- Data section:

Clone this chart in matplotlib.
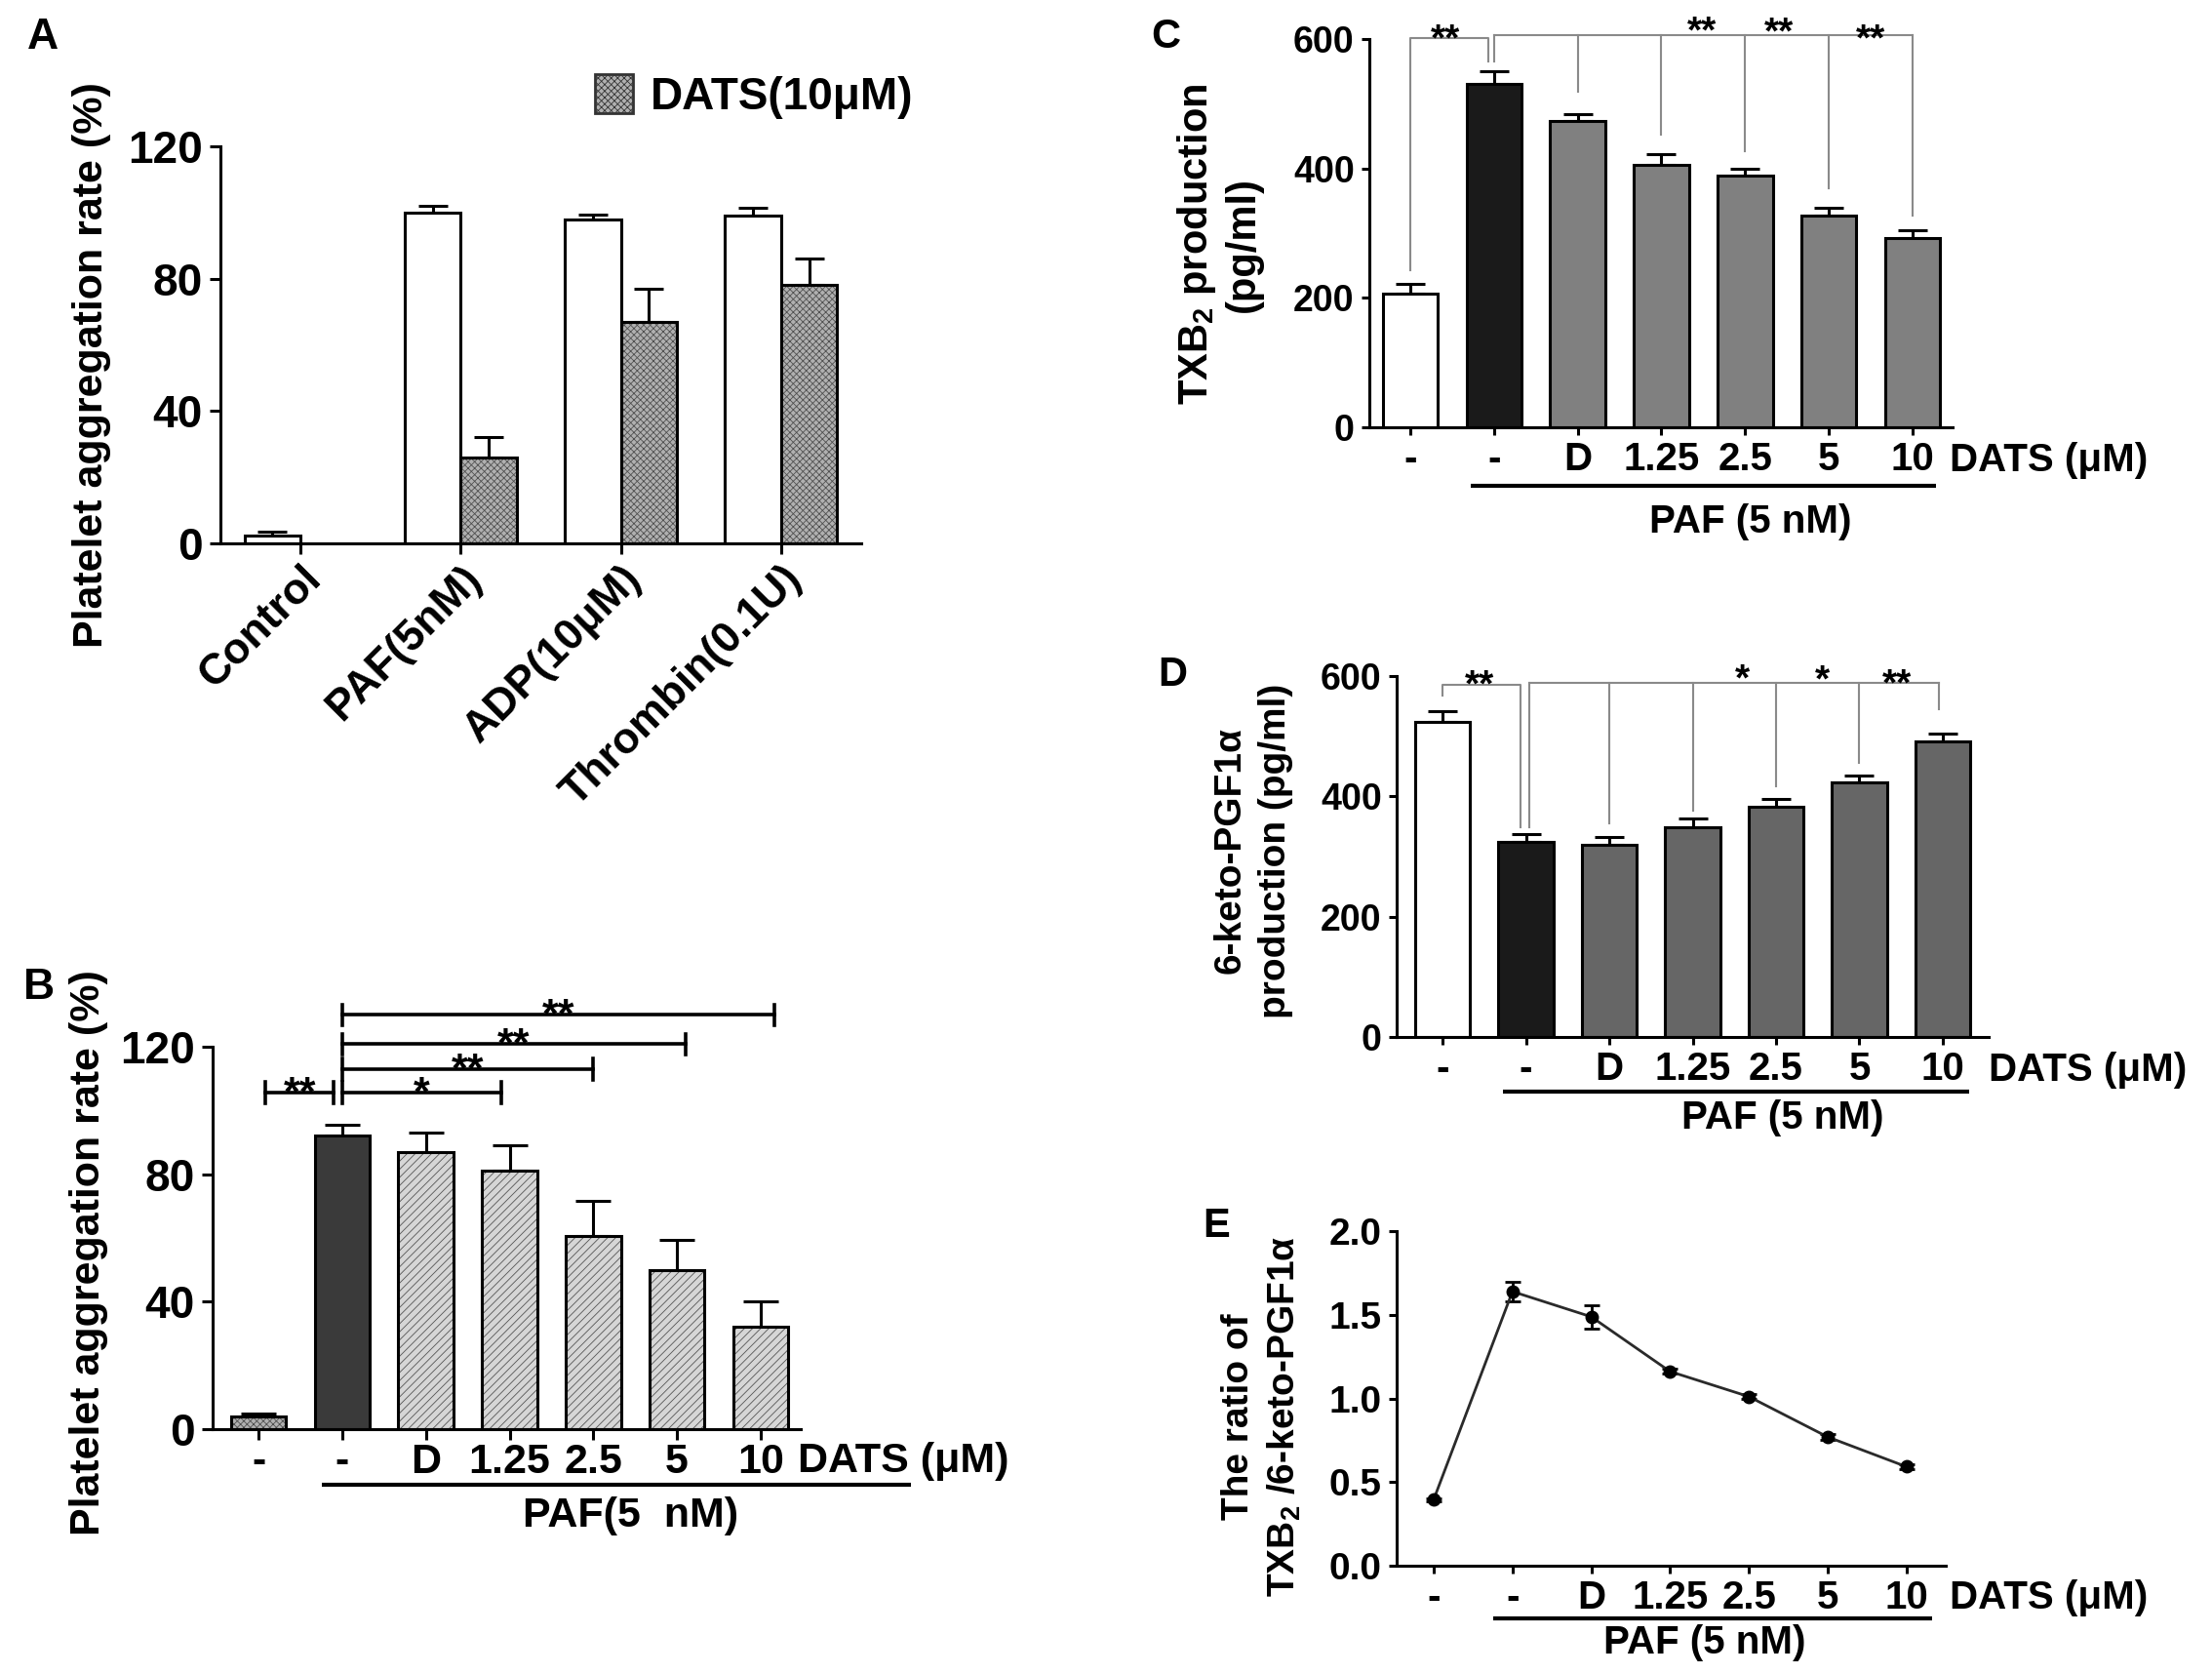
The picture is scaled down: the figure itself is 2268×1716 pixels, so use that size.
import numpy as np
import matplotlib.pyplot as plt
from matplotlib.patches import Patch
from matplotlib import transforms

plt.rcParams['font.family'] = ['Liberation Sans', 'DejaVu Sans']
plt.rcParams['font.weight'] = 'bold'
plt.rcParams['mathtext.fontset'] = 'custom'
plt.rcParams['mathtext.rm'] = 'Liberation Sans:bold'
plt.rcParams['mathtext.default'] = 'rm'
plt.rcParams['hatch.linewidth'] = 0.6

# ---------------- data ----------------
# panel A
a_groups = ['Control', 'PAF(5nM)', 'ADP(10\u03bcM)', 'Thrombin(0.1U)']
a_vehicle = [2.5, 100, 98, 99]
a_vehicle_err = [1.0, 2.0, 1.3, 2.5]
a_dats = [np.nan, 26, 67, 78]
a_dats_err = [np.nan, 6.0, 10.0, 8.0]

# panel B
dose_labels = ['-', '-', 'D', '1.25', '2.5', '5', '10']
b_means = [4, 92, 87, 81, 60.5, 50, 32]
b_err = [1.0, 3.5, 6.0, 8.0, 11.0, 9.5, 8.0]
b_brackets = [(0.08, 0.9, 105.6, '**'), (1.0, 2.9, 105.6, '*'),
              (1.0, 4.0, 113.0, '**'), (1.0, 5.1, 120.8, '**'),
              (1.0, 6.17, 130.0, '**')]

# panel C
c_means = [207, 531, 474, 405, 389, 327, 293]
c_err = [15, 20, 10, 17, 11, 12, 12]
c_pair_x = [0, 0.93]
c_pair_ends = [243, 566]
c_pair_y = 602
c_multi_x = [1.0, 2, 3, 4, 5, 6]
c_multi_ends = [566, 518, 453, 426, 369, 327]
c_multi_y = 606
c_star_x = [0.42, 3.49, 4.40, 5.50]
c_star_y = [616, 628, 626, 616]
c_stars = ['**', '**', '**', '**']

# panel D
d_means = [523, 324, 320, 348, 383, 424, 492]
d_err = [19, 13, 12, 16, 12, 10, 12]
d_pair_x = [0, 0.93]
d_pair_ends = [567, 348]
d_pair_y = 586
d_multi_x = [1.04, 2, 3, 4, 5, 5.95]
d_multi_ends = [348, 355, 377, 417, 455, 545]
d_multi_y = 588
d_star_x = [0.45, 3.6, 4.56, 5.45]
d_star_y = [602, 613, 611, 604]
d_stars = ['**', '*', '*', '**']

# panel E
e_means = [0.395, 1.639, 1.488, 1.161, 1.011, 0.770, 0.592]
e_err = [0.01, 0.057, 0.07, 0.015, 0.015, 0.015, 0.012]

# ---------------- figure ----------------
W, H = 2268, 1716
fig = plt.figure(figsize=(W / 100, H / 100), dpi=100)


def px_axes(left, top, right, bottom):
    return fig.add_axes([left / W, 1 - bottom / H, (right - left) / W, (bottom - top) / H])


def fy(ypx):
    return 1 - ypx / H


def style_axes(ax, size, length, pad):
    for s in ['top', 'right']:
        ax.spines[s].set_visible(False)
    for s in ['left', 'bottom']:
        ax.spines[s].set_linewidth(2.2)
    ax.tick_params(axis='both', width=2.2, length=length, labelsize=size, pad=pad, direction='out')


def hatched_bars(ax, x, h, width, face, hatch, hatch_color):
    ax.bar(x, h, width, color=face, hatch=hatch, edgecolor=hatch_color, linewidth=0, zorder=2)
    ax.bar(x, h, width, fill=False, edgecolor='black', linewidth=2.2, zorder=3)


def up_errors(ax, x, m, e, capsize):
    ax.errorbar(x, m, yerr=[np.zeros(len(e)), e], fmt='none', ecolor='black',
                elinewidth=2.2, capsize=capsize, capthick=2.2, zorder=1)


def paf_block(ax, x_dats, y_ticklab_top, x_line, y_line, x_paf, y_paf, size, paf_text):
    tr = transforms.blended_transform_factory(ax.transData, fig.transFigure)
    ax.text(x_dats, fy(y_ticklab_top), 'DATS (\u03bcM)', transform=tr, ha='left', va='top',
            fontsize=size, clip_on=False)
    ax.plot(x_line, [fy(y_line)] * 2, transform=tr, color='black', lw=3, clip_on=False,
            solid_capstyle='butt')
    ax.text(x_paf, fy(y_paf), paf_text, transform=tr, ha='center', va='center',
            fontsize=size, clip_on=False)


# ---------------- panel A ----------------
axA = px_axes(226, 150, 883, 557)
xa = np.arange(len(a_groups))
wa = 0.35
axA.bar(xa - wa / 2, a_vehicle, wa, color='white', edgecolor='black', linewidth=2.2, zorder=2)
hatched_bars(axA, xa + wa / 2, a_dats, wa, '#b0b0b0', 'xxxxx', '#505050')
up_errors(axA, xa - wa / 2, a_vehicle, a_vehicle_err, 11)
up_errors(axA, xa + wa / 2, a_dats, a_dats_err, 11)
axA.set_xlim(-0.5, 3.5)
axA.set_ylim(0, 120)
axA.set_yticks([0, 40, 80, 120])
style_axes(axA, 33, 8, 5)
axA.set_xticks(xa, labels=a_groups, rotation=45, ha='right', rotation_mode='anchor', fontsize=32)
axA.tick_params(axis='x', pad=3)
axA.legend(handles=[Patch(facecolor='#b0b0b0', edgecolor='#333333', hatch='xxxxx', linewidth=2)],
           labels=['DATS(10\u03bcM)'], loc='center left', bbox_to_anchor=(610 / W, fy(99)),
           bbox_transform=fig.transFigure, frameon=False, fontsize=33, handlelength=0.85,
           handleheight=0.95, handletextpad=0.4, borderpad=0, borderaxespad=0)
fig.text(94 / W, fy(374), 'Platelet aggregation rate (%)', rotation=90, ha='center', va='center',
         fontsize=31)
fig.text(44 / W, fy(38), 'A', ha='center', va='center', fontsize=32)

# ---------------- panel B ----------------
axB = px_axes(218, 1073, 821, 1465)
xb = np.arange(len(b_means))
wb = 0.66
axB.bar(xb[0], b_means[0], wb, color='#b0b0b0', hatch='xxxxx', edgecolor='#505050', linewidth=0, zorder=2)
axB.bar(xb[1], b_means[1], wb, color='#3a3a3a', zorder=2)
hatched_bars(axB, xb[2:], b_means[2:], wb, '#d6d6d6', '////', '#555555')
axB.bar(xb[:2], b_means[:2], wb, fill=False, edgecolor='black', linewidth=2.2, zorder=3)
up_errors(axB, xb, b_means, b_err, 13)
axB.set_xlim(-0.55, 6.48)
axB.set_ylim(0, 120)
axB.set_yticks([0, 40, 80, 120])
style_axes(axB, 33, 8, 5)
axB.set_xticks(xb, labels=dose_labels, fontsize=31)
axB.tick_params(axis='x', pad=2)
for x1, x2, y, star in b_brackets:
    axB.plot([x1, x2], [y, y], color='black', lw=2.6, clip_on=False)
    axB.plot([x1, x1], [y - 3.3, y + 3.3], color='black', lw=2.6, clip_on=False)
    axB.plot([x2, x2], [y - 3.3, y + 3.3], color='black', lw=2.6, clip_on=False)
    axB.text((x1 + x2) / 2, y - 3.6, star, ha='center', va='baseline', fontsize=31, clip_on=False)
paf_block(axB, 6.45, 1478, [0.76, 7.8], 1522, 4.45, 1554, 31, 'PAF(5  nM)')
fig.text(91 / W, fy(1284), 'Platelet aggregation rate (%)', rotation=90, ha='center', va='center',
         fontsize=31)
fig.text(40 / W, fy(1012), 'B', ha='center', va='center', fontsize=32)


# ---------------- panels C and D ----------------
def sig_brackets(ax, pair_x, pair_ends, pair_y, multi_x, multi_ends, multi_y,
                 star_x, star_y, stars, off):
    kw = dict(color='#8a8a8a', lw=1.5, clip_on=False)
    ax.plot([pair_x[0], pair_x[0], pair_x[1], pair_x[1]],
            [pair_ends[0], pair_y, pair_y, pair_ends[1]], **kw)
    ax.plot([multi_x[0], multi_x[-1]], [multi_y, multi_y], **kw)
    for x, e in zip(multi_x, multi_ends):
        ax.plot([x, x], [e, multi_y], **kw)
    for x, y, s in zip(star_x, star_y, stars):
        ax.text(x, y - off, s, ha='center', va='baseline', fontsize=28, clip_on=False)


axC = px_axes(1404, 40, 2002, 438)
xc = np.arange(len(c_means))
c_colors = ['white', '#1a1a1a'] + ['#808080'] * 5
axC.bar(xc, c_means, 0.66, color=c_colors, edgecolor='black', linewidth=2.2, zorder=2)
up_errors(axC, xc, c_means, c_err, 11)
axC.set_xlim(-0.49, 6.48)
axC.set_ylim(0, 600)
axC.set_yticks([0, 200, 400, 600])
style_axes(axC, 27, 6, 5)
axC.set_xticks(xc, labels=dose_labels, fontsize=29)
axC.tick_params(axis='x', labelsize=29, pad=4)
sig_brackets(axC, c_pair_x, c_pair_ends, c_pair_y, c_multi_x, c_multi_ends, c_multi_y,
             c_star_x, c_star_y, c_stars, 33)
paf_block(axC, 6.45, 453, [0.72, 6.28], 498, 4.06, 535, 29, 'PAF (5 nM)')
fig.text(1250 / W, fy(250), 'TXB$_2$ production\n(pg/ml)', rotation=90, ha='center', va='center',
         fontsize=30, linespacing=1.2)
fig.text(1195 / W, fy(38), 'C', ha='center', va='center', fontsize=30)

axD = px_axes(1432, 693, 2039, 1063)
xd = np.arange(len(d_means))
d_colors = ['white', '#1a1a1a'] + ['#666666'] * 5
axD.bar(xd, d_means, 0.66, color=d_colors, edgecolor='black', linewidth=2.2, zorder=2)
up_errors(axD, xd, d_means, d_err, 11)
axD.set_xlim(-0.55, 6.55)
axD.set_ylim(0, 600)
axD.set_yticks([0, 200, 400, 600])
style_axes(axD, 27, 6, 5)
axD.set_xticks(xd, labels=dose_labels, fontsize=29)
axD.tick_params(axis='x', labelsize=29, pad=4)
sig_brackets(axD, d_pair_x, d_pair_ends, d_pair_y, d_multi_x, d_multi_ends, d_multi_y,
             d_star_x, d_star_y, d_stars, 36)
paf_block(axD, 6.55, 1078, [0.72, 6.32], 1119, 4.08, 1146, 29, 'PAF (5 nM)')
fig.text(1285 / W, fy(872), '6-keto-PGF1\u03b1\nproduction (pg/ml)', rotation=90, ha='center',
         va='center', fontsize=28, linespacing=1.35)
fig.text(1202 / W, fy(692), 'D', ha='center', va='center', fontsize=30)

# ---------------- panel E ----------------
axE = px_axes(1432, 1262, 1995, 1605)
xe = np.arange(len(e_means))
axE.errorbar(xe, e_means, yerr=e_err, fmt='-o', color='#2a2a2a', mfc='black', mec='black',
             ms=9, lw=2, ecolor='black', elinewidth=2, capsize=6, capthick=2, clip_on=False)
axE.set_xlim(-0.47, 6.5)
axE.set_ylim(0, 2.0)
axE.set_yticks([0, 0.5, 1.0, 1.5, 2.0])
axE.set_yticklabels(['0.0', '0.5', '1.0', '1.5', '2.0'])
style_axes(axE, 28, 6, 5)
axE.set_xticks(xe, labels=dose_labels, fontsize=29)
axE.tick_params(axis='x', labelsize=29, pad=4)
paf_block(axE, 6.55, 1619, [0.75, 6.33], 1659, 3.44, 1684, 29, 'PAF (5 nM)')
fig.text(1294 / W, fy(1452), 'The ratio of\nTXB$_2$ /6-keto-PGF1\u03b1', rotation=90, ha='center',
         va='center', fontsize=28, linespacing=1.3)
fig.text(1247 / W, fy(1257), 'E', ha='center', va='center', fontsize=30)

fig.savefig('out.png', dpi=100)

- Task directions:
Repeat, with no pictures, each line from the beginning of the data through the line containing "(1.0, 6.17, 130.0, '**')]", inclusive.

- Reply to the exercise:
Clone this chart in matplotlib.
The picture is scaled down: the figure itself is 2268×1716 pixels, so use that size.
import numpy as np
import matplotlib.pyplot as plt
from matplotlib.patches import Patch
from matplotlib import transforms

plt.rcParams['font.family'] = ['Liberation Sans', 'DejaVu Sans']
plt.rcParams['font.weight'] = 'bold'
plt.rcParams['mathtext.fontset'] = 'custom'
plt.rcParams['mathtext.rm'] = 'Liberation Sans:bold'
plt.rcParams['mathtext.default'] = 'rm'
plt.rcParams['hatch.linewidth'] = 0.6

# ---------------- data ----------------
# panel A
a_groups = ['Control', 'PAF(5nM)', 'ADP(10\u03bcM)', 'Thrombin(0.1U)']
a_vehicle = [2.5, 100, 98, 99]
a_vehicle_err = [1.0, 2.0, 1.3, 2.5]
a_dats = [np.nan, 26, 67, 78]
a_dats_err = [np.nan, 6.0, 10.0, 8.0]

# panel B
dose_labels = ['-', '-', 'D', '1.25', '2.5', '5', '10']
b_means = [4, 92, 87, 81, 60.5, 50, 32]
b_err = [1.0, 3.5, 6.0, 8.0, 11.0, 9.5, 8.0]
b_brackets = [(0.08, 0.9, 105.6, '**'), (1.0, 2.9, 105.6, '*'),
              (1.0, 4.0, 113.0, '**'), (1.0, 5.1, 120.8, '**'),
              (1.0, 6.17, 130.0, '**')]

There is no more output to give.